**Source data:**
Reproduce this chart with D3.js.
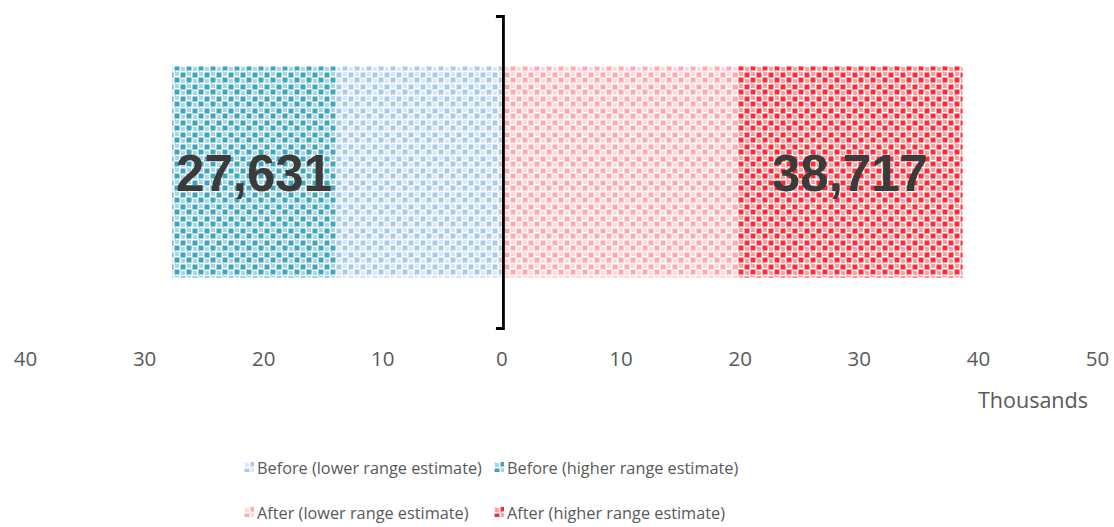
<!DOCTYPE html>
<html><head><meta charset="utf-8">
<script src="https://cdn.jsdelivr.net/npm/d3@7"></script>
<style>
body{margin:0;background:#fff;}
text{font-family:"Open Sans","Liberation Sans",sans-serif;}
</style></head>
<body><svg id="c" width="1114" height="527"></svg>
<script>
const categories = ["Deaths"];
const beforeLower = [13.9];
const beforeHigher = [27.631];
const afterLower = [19.8];
const afterHigher = [38.717];
const tickValues = [-40,-30,-20,-10,0,10,20,30,40,50];
const totalLabels = ["27,631","38,717"];
const seriesNames = ["Before (lower range estimate)","Before (higher range estimate)","After (lower range estimate)","After (higher range estimate)"];
const seriesColors = ["#a9cbeb","#3aa6c2","#ffa8ae","#ff2a33"];

const svg = d3.select("#c");
const x = d3.scaleLinear().domain([-40,50]).range([25,1097]);
const y = d3.scaleBand().domain(categories).range([16,328]).padding(0.193);
const FONT = '"Open Sans","Liberation Sans",sans-serif';

const defs = svg.append("defs");
seriesColors.forEach((c,i)=>{
  const p = defs.append("pattern").attr("id","p"+i).attr("patternUnits","userSpaceOnUse")
    .attr("width",12).attr("height",12);
  p.append("rect").attr("width",12).attr("height",12).attr("fill","#fff");
  const sq = [[0.5,0.5,5,5,1],[6.5,5.5,5,5,1],[7,0,4,4,0.45],[1,7,4,4,0.45],[0,5.8,1.5,1.5,0.3],[6,11,2,1,0.3]];
  sq.forEach(s=>p.append("rect").attr("x",s[0]).attr("y",s[1]).attr("width",s[2]).attr("height",s[3])
    .attr("fill",c).attr("opacity",s[4]));
});

const segs = [
  {x0:0, x1:-beforeLower[0], s:0},
  {x0:-beforeLower[0], x1:-beforeHigher[0], s:1},
  {x0:0, x1:afterLower[0], s:2},
  {x0:afterLower[0], x1:afterHigher[0], s:3}
];
svg.append("g").selectAll("rect").data(segs).join("rect")
  .attr("x",d=>x(Math.min(d.x0,d.x1)))
  .attr("width",d=>Math.abs(x(d.x1)-x(d.x0)))
  .attr("y",y(categories[0])).attr("height",y.bandwidth())
  .attr("fill",d=>"url(#p"+d.s+")");

const xa = svg.append("g").attr("transform","translate(0,348)")
  .call(d3.axisBottom(x).tickValues(tickValues).tickFormat(d=>Math.abs(d)).tickSize(0));
xa.select(".domain").remove();
xa.selectAll("text").attr("fill","#595959").style("font-size","20.5px").style("font-family",FONT);
svg.append("text").attr("x",1033).attr("y",408).attr("text-anchor","middle")
  .attr("fill","#595959").style("font-size","21.5px").text("Thousands");

const ya = svg.append("g").attr("transform","translate("+(x(0)+1.5)+",0)")
  .call(d3.axisLeft(y).tickValues([]).tickSizeOuter(7));
ya.select(".domain").attr("stroke","#000").attr("stroke-width",2.8);

const lab = [
  {t:totalLabels[0], c:(x(-beforeLower[0])+x(-beforeHigher[0]))/2},
  {t:totalLabels[1], c:(x(afterLower[0])+x(afterHigher[0]))/2}
];
svg.append("g").selectAll("text").data(lab).join("text")
  .attr("x",d=>d.c).attr("y",y(categories[0])+y.bandwidth()/2+19)
  .attr("text-anchor","middle").attr("fill","#3b3b3b")
  .style("font-family","'Liberation Sans',Arial,sans-serif").style("font-weight","bold")
  .style("font-size","51px").text(d=>d.t);

const lg = [
  {n:0, x:244, y:468},{n:1, x:494, y:468},{n:2, x:244, y:513},{n:3, x:494, y:513}
];
const li = svg.append("g").selectAll("g").data(lg).join("g")
  .attr("transform",d=>"translate("+d.x+","+d.y+")");
li.append("rect").attr("x",0).attr("y",-6).attr("width",10).attr("height",10)
  .attr("fill",d=>"url(#p"+d.n+")");
li.append("text").attr("x",13).attr("y",6).attr("fill","#595959").style("font-size","16.3px")
  .text(d=>seriesNames[d.n]);
</script></body></html>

**What is needed:** Print out the lines exactly, skipping any picture.

**Answer to the problem:**
Reproduce this chart with D3.js.
<!DOCTYPE html>
<html><head><meta charset="utf-8">
<script src="https://cdn.jsdelivr.net/npm/d3@7"></script>
<style>
body{margin:0;background:#fff;}
text{font-family:"Open Sans","Liberation Sans",sans-serif;}
</style></head>
<body><svg id="c" width="1114" height="527"></svg>
<script>
const categories = ["Deaths"];
const beforeLower = [13.9];
const beforeHigher = [27.631];
const afterLower = [19.8];
const afterHigher = [38.717];
const tickValues = [-40,-30,-20,-10,0,10,20,30,40,50];
const totalLabels = ["27,631","38,717"];
const seriesNames = ["Before (lower range estimate)","Before (higher range estimate)","After (lower range estimate)","After (higher range estimate)"];
const seriesColors = ["#a9cbeb","#3aa6c2","#ffa8ae","#ff2a33"];

const svg = d3.select("#c");
const x = d3.scaleLinear().domain([-40,50]).range([25,1097]);
const y = d3.scaleBand().domain(categories).range([16,328]).padding(0.193);
const FONT = '"Open Sans","Liberation Sans",sans-serif';

const defs = svg.append("defs");
seriesColors.forEach((c,i)=>{
  const p = defs.append("pattern").attr("id","p"+i).attr("patternUnits","userSpaceOnUse")
    .attr("width",12).attr("height",12);
  p.append("rect").attr("width",12).attr("height",12).attr("fill","#fff");
  const sq = [[0.5,0.5,5,5,1],[6.5,5.5,5,5,1],[7,0,4,4,0.45],[1,7,4,4,0.45],[0,5.8,1.5,1.5,0.3],[6,11,2,1,0.3]];
  sq.forEach(s=>p.append("rect").attr("x",s[0]).attr("y",s[1]).attr("width",s[2]).attr("height",s[3])
    .attr("fill",c).attr("opacity",s[4]));
});

const segs = [
  {x0:0, x1:-beforeLower[0], s:0},
  {x0:-beforeLower[0], x1:-beforeHigher[0], s:1},
  {x0:0, x1:afterLower[0], s:2},
  {x0:afterLower[0], x1:afterHigher[0], s:3}
];
svg.append("g").selectAll("rect").data(segs).join("rect")
  .attr("x",d=>x(Math.min(d.x0,d.x1)))
  .attr("width",d=>Math.abs(x(d.x1)-x(d.x0)))
  .attr("y",y(categories[0])).attr("height",y.bandwidth())
  .attr("fill",d=>"url(#p"+d.s+")");

const xa = svg.append("g").attr("transform","translate(0,348)")
  .call(d3.axisBottom(x).tickValues(tickValues).tickFormat(d=>Math.abs(d)).tickSize(0));
xa.select(".domain").remove();
xa.selectAll("text").attr("fill","#595959").style("font-size","20.5px").style("font-family",FONT);
svg.append("text").attr("x",1033).attr("y",408).attr("text-anchor","middle")
  .attr("fill","#595959").style("font-size","21.5px").text("Thousands");

const ya = svg.append("g").attr("transform","translate("+(x(0)+1.5)+",0)")
  .call(d3.axisLeft(y).tickValues([]).tickSizeOuter(7));
ya.select(".domain").attr("stroke","#000").attr("stroke-width",2.8);

const lab = [
  {t:totalLabels[0], c:(x(-beforeLower[0])+x(-beforeHigher[0]))/2},
  {t:totalLabels[1], c:(x(afterLower[0])+x(afterHigher[0]))/2}
];
svg.append("g").selectAll("text").data(lab).join("text")
  .attr("x",d=>d.c).attr("y",y(categories[0])+y.bandwidth()/2+19)
  .attr("text-anchor","middle").attr("fill","#3b3b3b")
  .style("font-family","'Liberation Sans',Arial,sans-serif").style("font-weight","bold")
  .style("font-size","51px").text(d=>d.t);

const lg = [
  {n:0, x:244, y:468},{n:1, x:494, y:468},{n:2, x:244, y:513},{n:3, x:494, y:513}
];
const li = svg.append("g").selectAll("g").data(lg).join("g")
  .attr("transform",d=>"translate("+d.x+","+d.y+")");
li.append("rect").attr("x",0).attr("y",-6).attr("width",10).attr("height",10)
  .attr("fill",d=>"url(#p"+d.n+")");
li.append("text").attr("x",13).attr("y",6).attr("fill","#595959").style("font-size","16.3px")
  .text(d=>seriesNames[d.n]);
</script></body></html>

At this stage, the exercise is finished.